Galileo (1564-1642) , with the German astronomer Johannes
Kepler, initiated the scientific revolution that flowered
in the later work of Sir Isaac Newton. Like Kepler, he
believed that all the planets including the Earth orbited
the Sun, which at the time was against the belief of the
Church. For this reason, more than any other person,
Galileo deserves to stand as a symbol of the battle
against the Church authority for freedom of inquiry.
During his teaching career, he observed how Aristotle had
mistaken in believing that the speed of fall was
proportional to the weight, by dropping objects from the
Leaning Tower. By careful measurement he discovered the
law of falling bodies, the parabolic path of projectiles
and the harmonic motion of pendulums, turning physics
from speculative to exact experimental science. At the
beginning of the seventeenth century, Galileo, after
hearing of lenses invented in Holland, built the first
telescope with which he first discovered lunar mountains
and craters, the sunspots, four satellites of Jupiter,
the phases of Venus and confirmed his preference for the
Copernican system. Despite the numerous discoveries in
astronomy and intuition about the nature of gravity,
Galileo, missed the key idea that unites both fields
embracing and all bodies in the Universe.
Fifty years later, Newton (1643-1727) published his
book Principia in which he describes the three laws of
motion, still largely used today, and marking the
beginning of, what today is called, Newtonian mechanics
with his law of gravitation. In his book, Newton marries
the laws of motion, experimented on Earth, with the
planets orbiting the Sun, helped by his incredible vision
that all planets are simply ever falling objects.

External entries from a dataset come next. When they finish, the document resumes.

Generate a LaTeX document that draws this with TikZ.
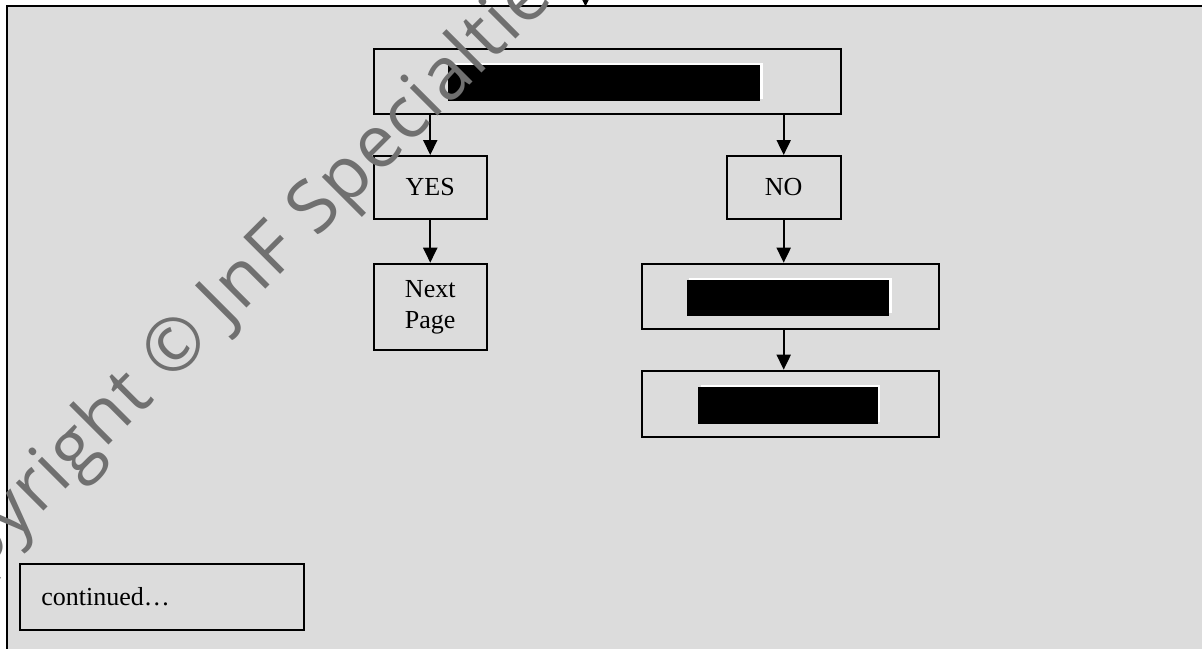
\documentclass[tikz,border=0pt]{standalone}
\usepackage{fontspec}
\setmainfont{Liberation Serif}
\newfontfamily\wmfont[LetterSpace=2]{Open Sans}
\usetikzlibrary{arrows.meta}
\definecolor{bggray}{RGB}{220,220,220}
\definecolor{wmgray}{RGB}{112,112,112}
\tikzset{
  box/.style={draw=black, line width=2pt, inner sep=0pt, font=\fontsize{26}{31}\selectfont},
  arr/.style={line width=2pt, -{Triangle[length=15pt,width=14pt]}},
  redact/.style={fill=black},
  redactedge/.style={fill=white},
}
\begin{document}
\begin{tikzpicture}[x=1pt,y=-1pt]
\useasboundingbox (0,0) rectangle (1202,648);
\clip (0,0) rectangle (1202,648);
\fill[white] (0,0) rectangle (1202,648);
\fill[bggray] (6.9,6) rectangle (1210,660);
\draw[line width=2pt] (6.9,660) -- (6.9,6) -- (1210,6);

% boxes
\node[box, minimum width=467.2pt, minimum height=65pt] (top) at (607.1,81.2) {};
\node[box, minimum width=113.5pt, minimum height=62.7pt] (yes) at (430.25,187.35) {YES};
\node[box, minimum width=113.5pt, minimum height=86.3pt, align=center] (next) at (430.25,306.85) {Next\\Page};
\node[box, minimum width=114pt, minimum height=62.7pt] (no) at (783.7,187.35) {NO};
\node[box, minimum width=297.8pt, minimum height=65.3pt] (b3) at (790.4,296.35) {};
\node[box, minimum width=297.8pt, minimum height=66pt] (b4) at (790.4,403.7) {};
\node[box, minimum width=283.6pt, minimum height=65.7pt, text width=241.6pt, inner xsep=21pt, align=left] (cont) at (162.1,597.15) {continued\ldots};

% redactions
\fill[redactedge] (451,63) rectangle (763,98.5);
\fill[redact] (448,65) rectangle (760,100.7);
\fill[redactedge] (689.4,277.7) rectangle (891.7,313);
\fill[redact] (687,280) rectangle (889,315.7);
\fill[redactedge] (700.6,385) rectangle (879.8,421.7);
\fill[redact] (697.9,387) rectangle (878,424);

% connectors
\coordinate (inA) at (585.5,-20);
\coordinate (inB) at (585.5,6.5);
\draw[arr] (inA) -- (inB);
\draw[arr] (top.south -| yes.north) -- (yes.north);
\draw[arr] (top.south -| no.north) -- (no.north);
\draw[arr] (yes.south) -- (next.north);
\draw[arr] (no.south) -- (no.south |- b3.north);
\draw[arr] (b3.south -| no.south) -- (b4.north -| no.south);

% watermark
\node[text=wmgray, font=\wmfont\fontsize{73}{78}\selectfont, rotate=45, inner sep=0pt] (wm) at (234,294) {Copyright © JnF Specialties};
\end{tikzpicture}
\end{document}
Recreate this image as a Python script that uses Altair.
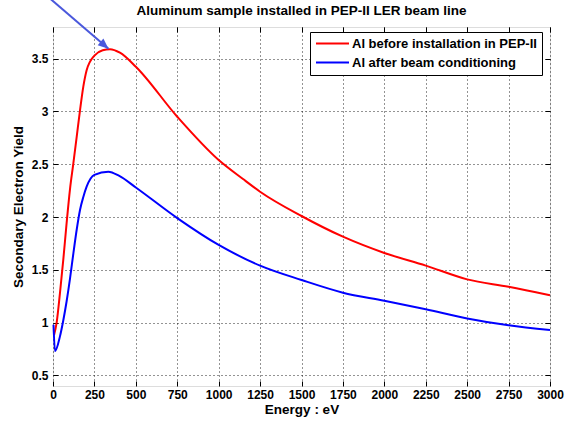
import math
import pandas as pd
import altair as alt

# Secondary electron yield of aluminium vs primary electron energy
energy_before = [6, 22, 42, 62, 82, 102, 123, 143, 163, 183, 203, 250, 300, 344, 404,
                 500, 750, 1000, 1147, 1250, 1500, 1750, 2000, 2250, 2500, 2750, 3000]
yield_before = [0.88, 1.0, 1.28, 1.594, 1.94, 2.256, 2.51, 2.76, 3.01, 3.235, 3.39, 3.53,
                3.58, 3.59, 3.557, 3.424, 2.95, 2.54, 2.36, 2.24, 2.01, 1.814, 1.66,
                1.54, 1.41, 1.34, 1.26]

energy_after = [3, 12, 42, 62, 82, 102, 123, 143, 163, 183, 203, 250, 334, 400, 500,
                750, 1000, 1250, 1500, 1750, 2000, 2250, 2500, 2750, 3000]
yield_after = [0.98, 0.73, 0.87, 1.02, 1.2, 1.41, 1.657, 1.88, 2.067, 2.19, 2.288,
               2.40, 2.43, 2.39, 2.28, 1.99, 1.736, 1.54, 1.404, 1.284, 1.208,
               1.127, 1.04, 0.975, 0.93]

series_names = ["Al before installation in PEP-II", "Al after beam conditioning"]
series_colors = ["#ff0000", "#0000ff"]

chart_title = "Aluminum sample installed in PEP-II LER beam line"

x_ticks = [0, 250, 500, 750, 1000, 1250, 1500, 1750, 2000, 2250, 2500, 2750, 3000]
y_ticks = [0.5, 1.0, 1.5, 2.0, 2.5, 3.0, 3.5]
x_domain = [0, 3000]
y_domain = [0.4, 3.8]

# annotation arrow pointing at the peak yield (energy, yield)
arrow_tail = [-22, 4.075]
arrow_head = [335, 3.595]

W, H = 497, 359
FONT = "Liberation Sans"

df = pd.DataFrame({
    "energy": energy_before + energy_after,
    "sey": yield_before + yield_after,
    "series": [series_names[0]] * len(energy_before) + [series_names[1]] * len(energy_after),
})

xs = alt.Scale(domain=x_domain, nice=False, zero=False)
ys = alt.Scale(domain=y_domain, nice=False, zero=False)

label_expr = "'' + datum.value"

main_x_axis = alt.Axis(
    values=x_ticks, labelExpr=label_expr, title="Energy : eV",
    domain=False, ticks=False, tickSize=0, labelPadding=3, titlePadding=2,
    grid=True, gridColor="#000000", gridOpacity=0.85, gridDash=[1, 3], gridWidth=1,
    labelFont=FONT, labelFontSize=12, labelFontWeight="bold", labelColor="black",
    titleFont=FONT, titleFontSize=13.5, titleFontWeight="bold", titleColor="black",
    labelFlush=False, labelOverlap=False,
)
main_y_axis = alt.Axis(
    values=y_ticks, labelExpr=label_expr, title="Secondary Electron Yield",
    domain=False, ticks=False, tickSize=0, labelPadding=5, titlePadding=6,
    grid=True, gridColor="#000000", gridOpacity=0.85, gridDash=[1, 3], gridWidth=1,
    labelFont=FONT, labelFontSize=12, labelFontWeight="bold", labelColor="black",
    titleFont=FONT, titleFontSize=13.5, titleFontWeight="bold", titleColor="black",
    labelFlush=False, labelOverlap=False,
)


def tick_axis(orient, values):
    # inward-pointing tick marks: axis moved inside the frame by the tick length
    return alt.Axis(orient=orient, values=values, offset=-5, tickSize=5, ticks=True,
                    tickColor="black", tickWidth=1, labels=False, domain=False,
                    grid=False, title=None, minExtent=0, maxExtent=0)


base = alt.Chart(df)

curves = base.mark_line(strokeWidth=2, interpolate="monotone").encode(
    x=alt.X("energy:Q", scale=xs, axis=main_x_axis),
    y=alt.Y("sey:Q", scale=ys, axis=main_y_axis),
    color=alt.Color(
        "series:N",
        scale=alt.Scale(domain=series_names, range=series_colors),
        sort=series_names,
        legend=alt.Legend(
            title=None, orient="none", legendX=257, legendY=5,
            strokeColor="black", fillColor="white", padding=5,
            # short horizontal stroke, drawn off-centre so the row height stays small
            symbolType="M-1,0L5,0", symbolSize=121, symbolStrokeWidth=2,
            labelFont=FONT, labelFontSize=13, labelFontWeight="bold",
            labelColor="black", labelLimit=400, labelOffset=24, rowPadding=5,
        ),
    ),
)

ticks_bl = base.mark_line(opacity=0).encode(
    x=alt.X("energy:Q", scale=xs, axis=tick_axis("bottom", x_ticks)),
    y=alt.Y("sey:Q", scale=ys, axis=tick_axis("left", y_ticks)),
    detail="series:N",
)
ticks_tr = base.mark_line(opacity=0).encode(
    x=alt.X("energy:Q", scale=xs, axis=tick_axis("top", x_ticks)),
    y=alt.Y("sey:Q", scale=ys, axis=tick_axis("right", y_ticks)),
    detail="series:N",
)

# arrow geometry
dx_px = (arrow_head[0] - arrow_tail[0]) * W / (x_domain[1] - x_domain[0])
dy_px = (arrow_tail[1] - arrow_head[1]) * H / (y_domain[1] - y_domain[0])
arrow_angle = math.degrees(math.atan2(dx_px, -dy_px)) % 360

arrow_df = pd.DataFrame({
    "x": [arrow_tail[0]], "y": [arrow_tail[1]],
    "x2": [arrow_head[0]], "y2": [arrow_head[1]],
})
head_df = pd.DataFrame({"x": [arrow_head[0]], "y": [arrow_head[1]]})

ARROW_COLOR = "#4a58dc"
arrow_line = alt.Chart(arrow_df).mark_rule(
    color=ARROW_COLOR, strokeWidth=2, clip=False
).encode(
    x=alt.X("x:Q", scale=xs, axis=None),
    y=alt.Y("y:Q", scale=ys, axis=None),
    x2="x2:Q", y2="y2:Q",
)
arrow_tip = alt.Chart(head_df).mark_point(
    shape="M0,0L-0.42,1L0.42,1Z", filled=True, size=440, opacity=1,
    color=ARROW_COLOR, angle=arrow_angle, clip=False,
).encode(
    x=alt.X("x:Q", scale=xs, axis=None),
    y=alt.Y("y:Q", scale=ys, axis=None),
)

# chart heading, centred over the plot frame
heading = alt.Chart(pd.DataFrame({"t": [chart_title]})).mark_text(
    font=FONT, fontSize=13.5, fontWeight="bold", color="black",
    align="center", baseline="alphabetic",
).encode(
    x=alt.value(W / 2), y=alt.value(-12), text="t:N",
)

chart = alt.layer(curves, ticks_bl, ticks_tr, arrow_line, arrow_tip, heading).resolve_axis(
    x="independent", y="independent"
).properties(
    width=W, height=H,
    autosize=alt.AutoSizeParams(type="none"),
    padding={"left": 53, "top": 27, "right": 16, "bottom": 39},
).configure_view(
    stroke="black", strokeWidth=1
).configure(background="white")

chart.save("out.html", embed_options={"renderer": "svg", "actions": False})
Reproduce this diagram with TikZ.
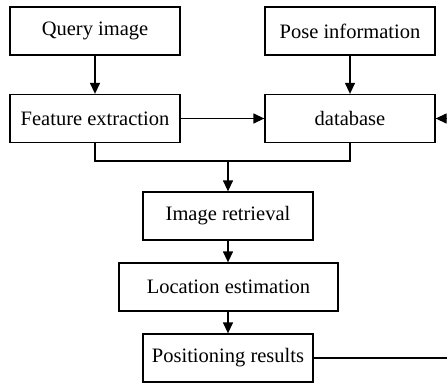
\documentclass[tikz,border=0pt]{standalone}
\usepackage{fontspec}
\setmainfont{Liberation Serif}
\usetikzlibrary{arrows.meta}
\begin{document}
\begin{tikzpicture}[x=1pt,y=-1pt,
  box/.style={draw, line width=1.3pt, inner sep=0pt, minimum width=170pt, minimum height=48pt, font=\fontsize{20.5}{24}\selectfont},
  conn/.style={line width=1.3pt},
  arr/.style={conn, -{Triangle[length=11pt,width=10pt]}}]
\useasboundingbox (0,0) rectangle (447,383);
\node[box] (q) at (95,31) {Query image};
\node[box] (p) at (350,31) {Pose information};
\node[box] (f) at (95,118.5) {Feature extraction};
\node[box] (d) at (350,118.5) {database};
\node[box] (ir) at (228,216) {Image retrieval};
\node[box, minimum width=219pt] (le) at (228.5,287) {Location estimation};
\node[box] (pr) at (228,358) {Positioning results};
\coordinate (j) at (228,161);
\coordinate (r1) at (447,118.5);
\coordinate (r2) at (447,358);
\draw[arr] (q) -- (f);
\draw[arr] (p) -- (d);
\draw[arr] (f) -- (d);
\draw[arr] (r1) -- (d.east);
\draw[conn] (f.south) -- (f.south |- j) -- (d.south |- j) -- (d.south);
\draw[arr] (j) -- (ir.north);
\draw[arr] (ir) -- (ir |- le.north);
\draw[arr] (le.south -| pr) -- (pr);
\draw[conn] (pr.east) -- (r2);
\end{tikzpicture}
\end{document}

However, although the effects of gravitational forces had
been completely discovered, the actual cause and nature
still remain unveiled; Newton himself, attributed the
origin of these forces to the same mysterious intrinsic
property of matter. This idea was maintained for the next
three hundred years; some remarkable comment was made by
James Clerk Maxwell (1831-1879), the interpreter of the
electromagnetism, in which he inquired how could two
bodies know of the presence of each other without any
action made on the surrounding medium.
At the beginning of the twentieth century, Albert
Einstein (1879-1955) was working on his Special theory of
Relativity when he had, what he called, the happiest
thought of his life, namely that an observer in free fall
would experience no gravitational pull. As a consequence
he proposed the Equivalence Principles, which states the
equivalence of a gravitational field with an uniformly
accelerated frame, and therefore, he extended his special
theory of relativity to accelerated frames in his General
theory of Relativity in which, he also included his
gravitational field equation. With his Equivalence
Principle, Einstein eliminated completely the problem of
a gravitational force acting between two bodies, and
attributed gravity to the distortion of space and time in
the vicinity of the two bodies. During the late years of
his life, Einstein tried to understand the nature of the
interactions between matter, electromagnetic forces and
spacetime in his last effort, the unified field theory,
which still remain unfinished today.
Being Gravity, one of the first queries that confronted
men, and still being one of the problems that the
greatest scientists are trying to solve, it certainly
deserves the recognition of the longest unsolved problem
that human history has ever encountered.